When companies identify the key values underpinning their culture, they can integrate them throughout recruiting and onboarding. Instead of leaving interview questions to each hiring team’s discretion, HR leaders can help develop a pool of questions specifically designed to elicit the extent to which candidates understand, appreciate and live the company’s core values.

2. Listen closely before making big changes.

Every time we bring aboard a new executive, they have a single mandate for their first 30 days: listen, listen, listen. New executives spend their first month in office hearing from our founders, long-time employees, newer hires and customers. They then integrate these perspectives with their own expertise to create a road map for our next phase.

When onboarding new employees, companies should send a powerful message that there’s value in what’s come before. They must encourage and enable new leaders in particular to understand what’s worked well, then be able to explain their reasoning before making changes. When new employees signal their respect for the past, they earn the buy-in and credibility needed to build for the future.

3. Capitalize on the bonding power of innovation.

As organizations grow, they might experiment with team-wide or company-wide forums designed to spark imagination, ideation and cross-functional collaboration. In a large company, this can be an excellent way to generate excitement and keep things from feeling stale and overly corporate.

Our company has been fully remote since 2005, but we’ve always had opportunities for in-person collaboration, from annual cruises to multi-day coding hackathons. As we scale, we experiment with different mechanisms for infusing our larger organization with the startup energy that was critical to our early success. This includes facilitating the turbocharged collaboration that transpires during short spurts when everyone's together, highly focused and poring over a problem.

We’ve had success with hackathons varying in scope and size. On the final “demo day” of a recent three-day event, contagious energy radiated from our screens as teams presented their ideas for everything from user-facing features to internal employee tools (some of which we’re actively implementing).

4. Review the performance of performance reviews.

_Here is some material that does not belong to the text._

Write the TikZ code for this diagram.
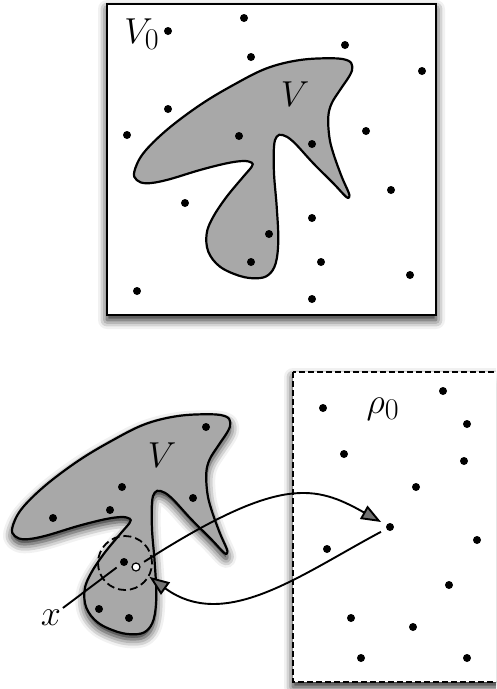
\documentclass[tikz,border=0pt]{standalone}
\usetikzlibrary{shadows.blur,arrows.meta}
\definecolor{blobgray}{RGB}{168,168,168}
\tikzset{
  dot/.style={circle,fill=black,inner sep=0pt,minimum size=8pt},
  opendot/.style={circle,fill=white,draw=black,line width=1.2pt,inner sep=0pt,minimum size=8pt},
  lab/.style={inner sep=0pt,font=\Huge,scale=1.45},
  blob/.style={fill=blobgray,draw=black,line width=2.2pt},
  shad/.style={blur shadow={shadow xshift=0pt,shadow yshift=-5pt,shadow blur radius=9pt,shadow opacity=90}},
  conn/.style={line width=1.9pt},
  tip/.style={-{Triangle[length=20pt,width=15pt]}},
}
\newcommand{\drawblob}[1]{\path[#1] plot[smooth cycle,tension=0.6] coordinates {
 (134.3,171.7) (143.3,153.3) (166.7,130) (200,105) (233.3,85) (266.7,68.3)
 (300,60) (333.3,58.3) (348.3,60.7) (352.3,66.7) (350,75) (340,90)
 (331.7,103.3) (328.3,116.7) (329.3,136.7) (333.3,153.3) (341.7,176.7)
 (348.3,191.7) (349.3,196.7) (346,196.7) (333.3,183.3) (313.3,163.3)
 (293.3,141.7) (282.7,135) (276.7,136.7) (274,146.7) (274,173.3)
 (276.7,206.7) (278.3,240) (275.7,263.3) (268.3,275) (256.7,278.3)
 (240,276) (220,266.7) (208.3,251.7) (206.7,233.3) (213.3,216.7)
 (226.7,196.7) (243.3,176.7) (251.7,166.7) (251.7,162.7) (243.3,161)
 (226.7,163.3) (200,170) (166.7,180) (146.7,183.3) (136.7,180)};}
\begin{document}
\begin{tikzpicture}[x=1pt,y=-1pt]
\path[use as bounding box] (0,0) rectangle (496,689);
\clip (0,0) rectangle (496,689);
% top box
\draw[fill=white,line width=2.6pt,shad] (107,4) rectangle (436,315);
\drawblob{blob}
\foreach \p [count=\i] in {(244,18),(168,31),(345,45),(251,57),(422,71),(168,109),
  (127,135),(239,136),(312,144),(366,131),(391,190),(185,203),(312,218),(269,234),
  (251,262),(321,262),(410,275),(137,291),(312,299)}
  \node[dot] (a\i) at \p {};
\node[lab,anchor=base west] (V0lab) at (124,43) {$V_0$};
\node[lab,anchor=base] (Vtop) at (295,106) {$V$};
% bottom blob
\begin{scope}[shift={(-122,356)}]
\drawblob{blob,shad}
\end{scope}
\foreach \p [count=\i] in {(206,427),(122,487),(193,498),(110,510),(53,518),(99,609),(129,618)}
  \node[dot] (b\i) at \p {};
\node[dot] (bx) at (124,562) {};
\node[opendot] (wd) at (136,567) {};
\node[lab,anchor=base] (Vbot) at (162,467) {$V$};
\node[lab,anchor=base] (xlab) at (51,625) {$x$};
\node[draw,circle,dash pattern=on 8pt off 4pt,line width=1.8pt,minimum size=54pt,inner sep=0pt] (nb) at (125,563) {};
% bottom dashed box
\draw[fill=white,line width=2pt,dash pattern=on 6pt off 3pt,shad] (293,372) rectangle (520,682);
\foreach \p [count=\i] in {(443,391),(323,408),(467,424),(344,454),(464,461),(416,487),
  (477,540),(327,549),(449,585),(351,618),(413,627),(361,658),(467,658)}
  \node[dot] (c\i) at \p {};
\node[dot] (tgt) at (390,527) {};
\node[lab,anchor=base] (rho) at (383,413) {$\rho_0$};
% connectors
\draw[conn,shorten <=2pt,shorten >=5pt] (xlab.north east) -- (bx);
\draw[conn,tip,shorten <=5pt,shorten >=6pt] (wd) .. controls (280,475) and (315,485) .. (tgt);
\draw[conn,tip,shorten <=6pt,shorten >=12pt] (tgt) .. controls (300,575) and (225,632) .. (wd);
\end{tikzpicture}
\end{document}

In a small company, it’s easy to see who’s performing. But larger companies need strong management systems to ensure employees are clear on what’s expected of them and receive the support they need. As my organization has learned, this isn't a matter of “one and done.”

As companies transition from informal to formal performance management, it’s critical to continually evaluate the performance management systems themselves. Which processes work well? Which have (or soon will) become unwieldy as the employee base continues to grow? The goal should be nurturing, developing and supporting people over time—without placing an undue burden on managers.

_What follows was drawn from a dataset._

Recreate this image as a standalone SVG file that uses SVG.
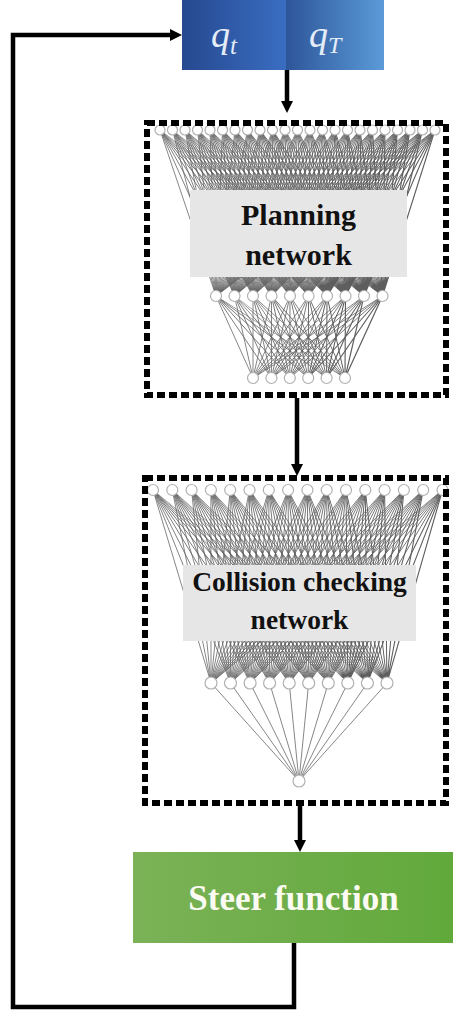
<svg xmlns="http://www.w3.org/2000/svg" xmlns:xlink="http://www.w3.org/1999/xlink" width="455" height="1014" viewBox="0 0 455 1014">
<defs>
<style>
.conn{stroke:#000;stroke-width:4.5;fill:none}
.dash{fill:none;stroke:#000;stroke-width:6;stroke-dasharray:8 4}
.w{stroke:#5e5e5e;stroke-width:0.75;fill:none}
.n{fill:#fff;stroke:#b0b0b0;stroke-width:1.2}
.lbl{fill:#e6e6e6}
.t{font-family:"Liberation Serif","Times New Roman",serif;font-weight:bold;text-anchor:middle;fill:#111}
.q{font-family:"Liberation Serif","Times New Roman",serif;font-style:italic;fill:#e4ecf8}
</style>
<linearGradient id="gq1" x1="0" y1="0" x2="1" y2="0"><stop offset="0" stop-color="#26498f"/><stop offset="1" stop-color="#3a6dc2"/></linearGradient>
<linearGradient id="gq2" x1="0" y1="0" x2="1" y2="0"><stop offset="0" stop-color="#2d5699"/><stop offset="1" stop-color="#5b9ad8"/></linearGradient>
<linearGradient id="gs" x1="0" y1="0" x2="1" y2="0"><stop offset="0" stop-color="#7bb257"/><stop offset="1" stop-color="#61a93b"/></linearGradient>
<marker id="ah" viewBox="0 0 12 12" refX="2" refY="6" markerWidth="12" markerHeight="12" markerUnits="userSpaceOnUse" orient="auto"><path d="M0,0 L12,6 L0,12 z" fill="#000"/></marker>
<path id="fanP1" class="w" d="M160 130L216 296M172.5 130L216 296M185 130L216 296M197.5 130L216 296M210 130L216 296M222.5 130L216 296M235 130L216 296M247.5 130L216 296M260 130L216 296M272.5 130L216 296M285 130L216 296M297.5 130L216 296M310 130L216 296M322.5 130L216 296M335 130L216 296M347.5 130L216 296M360 130L216 296M372.5 130L216 296M385 130L216 296M397.5 130L216 296M410 130L216 296M422.5 130L216 296M435 130L216 296"/>
<path id="fanP2" class="w" d="M216 296L253 378M234.5 296L253 378M253 296L253 378M271.5 296L253 378M290 296L253 378M308.5 296L253 378M327 296L253 378M345.5 296L253 378M364 296L253 378M382.5 296L253 378"/>
<path id="fanC1" class="w" d="M153 490L211 683M172.3 490L211 683M191.6 490L211 683M210.9 490L211 683M230.2 490L211 683M249.5 490L211 683M268.8 490L211 683M288.1 490L211 683M307.4 490L211 683M326.7 490L211 683M346 490L211 683M365.3 490L211 683M384.6 490L211 683M403.9 490L211 683M423.2 490L211 683M442.5 490L211 683"/>
</defs>

<g id="q-input">
<rect x="182" y="0" width="104" height="70" fill="url(#gq1)"/>
<rect x="286" y="0" width="98" height="70" fill="url(#gq2)"/>
<text class="q" x="211" y="47" font-size="38">q<tspan font-size="25" dy="7">t</tspan></text>
<text class="q" x="309" y="47" font-size="38">q<tspan font-size="24" dy="6">T</tspan></text>
</g>

<g id="planning-network">
<use xlink:href="#fanP1"/>
<use xlink:href="#fanP1" transform="matrix(1,0,0.11145,1,-14.488,0)"/>
<use xlink:href="#fanP1" transform="matrix(1,0,0.22289,1,-28.976,0)"/>
<use xlink:href="#fanP1" transform="matrix(1,0,0.33434,1,-43.464,0)"/>
<use xlink:href="#fanP1" transform="matrix(1,0,0.44578,1,-57.952,0)"/>
<use xlink:href="#fanP1" transform="matrix(1,0,0.55723,1,-72.44,0)"/>
<use xlink:href="#fanP1" transform="matrix(1,0,0.66867,1,-86.928,0)"/>
<use xlink:href="#fanP1" transform="matrix(1,0,0.78012,1,-101.416,0)"/>
<use xlink:href="#fanP1" transform="matrix(1,0,0.89157,1,-115.904,0)"/>
<use xlink:href="#fanP1" transform="matrix(1,0,1.00301,1,-130.392,0)"/>
<use xlink:href="#fanP2"/>
<use xlink:href="#fanP2" transform="matrix(1,0,0.22439,1,-66.42,0)"/>
<use xlink:href="#fanP2" transform="matrix(1,0,0.44878,1,-132.84,0)"/>
<use xlink:href="#fanP2" transform="matrix(1,0,0.67317,1,-199.26,0)"/>
<use xlink:href="#fanP2" transform="matrix(1,0,0.89756,1,-265.68,0)"/>
<use xlink:href="#fanP2" transform="matrix(1,0,1.12195,1,-332.1,0)"/>
<g class="n">
<circle cx="160" cy="130" r="5"/><circle cx="172.5" cy="130" r="5"/><circle cx="185" cy="130" r="5"/><circle cx="197.5" cy="130" r="5"/><circle cx="210" cy="130" r="5"/><circle cx="222.5" cy="130" r="5"/><circle cx="235" cy="130" r="5"/><circle cx="247.5" cy="130" r="5"/><circle cx="260" cy="130" r="5"/><circle cx="272.5" cy="130" r="5"/><circle cx="285" cy="130" r="5"/><circle cx="297.5" cy="130" r="5"/><circle cx="310" cy="130" r="5"/><circle cx="322.5" cy="130" r="5"/><circle cx="335" cy="130" r="5"/><circle cx="347.5" cy="130" r="5"/><circle cx="360" cy="130" r="5"/><circle cx="372.5" cy="130" r="5"/><circle cx="385" cy="130" r="5"/><circle cx="397.5" cy="130" r="5"/><circle cx="410" cy="130" r="5"/><circle cx="422.5" cy="130" r="5"/><circle cx="435" cy="130" r="5"/>
<circle cx="216" cy="296" r="5.5"/><circle cx="234.5" cy="296" r="5.5"/><circle cx="253" cy="296" r="5.5"/><circle cx="271.5" cy="296" r="5.5"/><circle cx="290" cy="296" r="5.5"/><circle cx="308.5" cy="296" r="5.5"/><circle cx="327" cy="296" r="5.5"/><circle cx="345.5" cy="296" r="5.5"/><circle cx="364" cy="296" r="5.5"/><circle cx="382.5" cy="296" r="5.5"/>
<circle cx="253" cy="378" r="5.5"/><circle cx="271.4" cy="378" r="5.5"/><circle cx="289.8" cy="378" r="5.5"/><circle cx="308.2" cy="378" r="5.5"/><circle cx="326.6" cy="378" r="5.5"/><circle cx="345" cy="378" r="5.5"/>
</g>
<rect class="lbl" x="190" y="190" width="217" height="87"/>
<text class="t" x="298.5" y="225" font-size="30">Planning</text>
<text class="t" x="298.5" y="265" font-size="30">network</text>
<rect class="dash" x="147" y="123" width="299" height="272"/>
</g>

<g id="collision-network">
<use xlink:href="#fanC1"/>
<use xlink:href="#fanC1" transform="matrix(1,0,0.1013,1,-49.64,0)"/>
<use xlink:href="#fanC1" transform="matrix(1,0,0.20259,1,-99.27,0)"/>
<use xlink:href="#fanC1" transform="matrix(1,0,0.30389,1,-148.91,0)"/>
<use xlink:href="#fanC1" transform="matrix(1,0,0.40518,1,-198.54,0)"/>
<use xlink:href="#fanC1" transform="matrix(1,0,0.50648,1,-248.18,0)"/>
<use xlink:href="#fanC1" transform="matrix(1,0,0.60777,1,-297.81,0)"/>
<use xlink:href="#fanC1" transform="matrix(1,0,0.70907,1,-347.44,0)"/>
<use xlink:href="#fanC1" transform="matrix(1,0,0.81036,1,-397.08,0)"/>
<use xlink:href="#fanC1" transform="matrix(1,0,0.91166,1,-446.71,0)"/>
<path class="w" d="M211 683L299 781M230.5 683L299 781M250.1 683L299 781M269.6 683L299 781M289.2 683L299 781M308.7 683L299 781M328.3 683L299 781M347.8 683L299 781M367.4 683L299 781M387 683L299 781"/>
<g class="n">
<circle cx="153" cy="490" r="5.5"/><circle cx="172.3" cy="490" r="5.5"/><circle cx="191.6" cy="490" r="5.5"/><circle cx="210.9" cy="490" r="5.5"/><circle cx="230.2" cy="490" r="5.5"/><circle cx="249.5" cy="490" r="5.5"/><circle cx="268.8" cy="490" r="5.5"/><circle cx="288.1" cy="490" r="5.5"/><circle cx="307.4" cy="490" r="5.5"/><circle cx="326.7" cy="490" r="5.5"/><circle cx="346" cy="490" r="5.5"/><circle cx="365.3" cy="490" r="5.5"/><circle cx="384.6" cy="490" r="5.5"/><circle cx="403.9" cy="490" r="5.5"/><circle cx="423.2" cy="490" r="5.5"/><circle cx="442.5" cy="490" r="5.5"/>
<circle cx="211" cy="683" r="6"/><circle cx="230.5" cy="683" r="6"/><circle cx="250.1" cy="683" r="6"/><circle cx="269.6" cy="683" r="6"/><circle cx="289.2" cy="683" r="6"/><circle cx="308.7" cy="683" r="6"/><circle cx="328.3" cy="683" r="6"/><circle cx="347.8" cy="683" r="6"/><circle cx="367.4" cy="683" r="6"/><circle cx="387" cy="683" r="6"/>
<circle cx="299" cy="781" r="6"/>
</g>
<rect class="lbl" x="183" y="565" width="233" height="76"/>
<text class="t" x="299.5" y="591" font-size="27.5">Collision checking</text>
<text class="t" x="299.5" y="629" font-size="27.5">network</text>
<rect class="dash" x="145" y="478" width="301" height="325"/>
</g>

<g id="steer-function">
<rect x="133" y="852" width="320" height="91" fill="url(#gs)"/>
<text class="t" x="293.5" y="910" font-size="35" style="fill:#fbfbf3">Steer function</text>
</g>

<g id="connectors">
<path class="conn" d="M287 70V103" marker-end="url(#ah)"/>
<path class="conn" d="M297 398V466" marker-end="url(#ah)"/>
<path class="conn" d="M300 806V842" marker-end="url(#ah)"/>
<path class="conn" d="M294 943V1007H13V35H172" marker-end="url(#ah)"/>
</g>
</svg>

5. Set clear expectations for senior leaders.

As workplace culture evolves, senior leaders need to guide the way. But executives face their own challenges and questions as they manage larger teams and handle new demands.

Just as we codified our company values, we thoroughly explain valued-based expectations for senior leaders. These elaborate on the behaviors and practices needed to bring our values to life, and they incorporate elements from our founding culture and new elements that our growth trajectory requires.

By clarifying expectations for senior leaders, companies provide a consistent framework to guide their journeys—regardless of how long they’ve been with the company. They also signal the attributes and behaviors to which up-and-coming leaders should aspire.

Building On The Past For The Future

In a hypergrowth environment, it can sometimes feel like change is the only constant. But companies that are scaling always have critical ingredients worth preserving and honoring.

By being intentional about which aspects of the culture are kept, which to adapt and how to smooth the transition, it’s possible to build for the future while retaining the best of the past.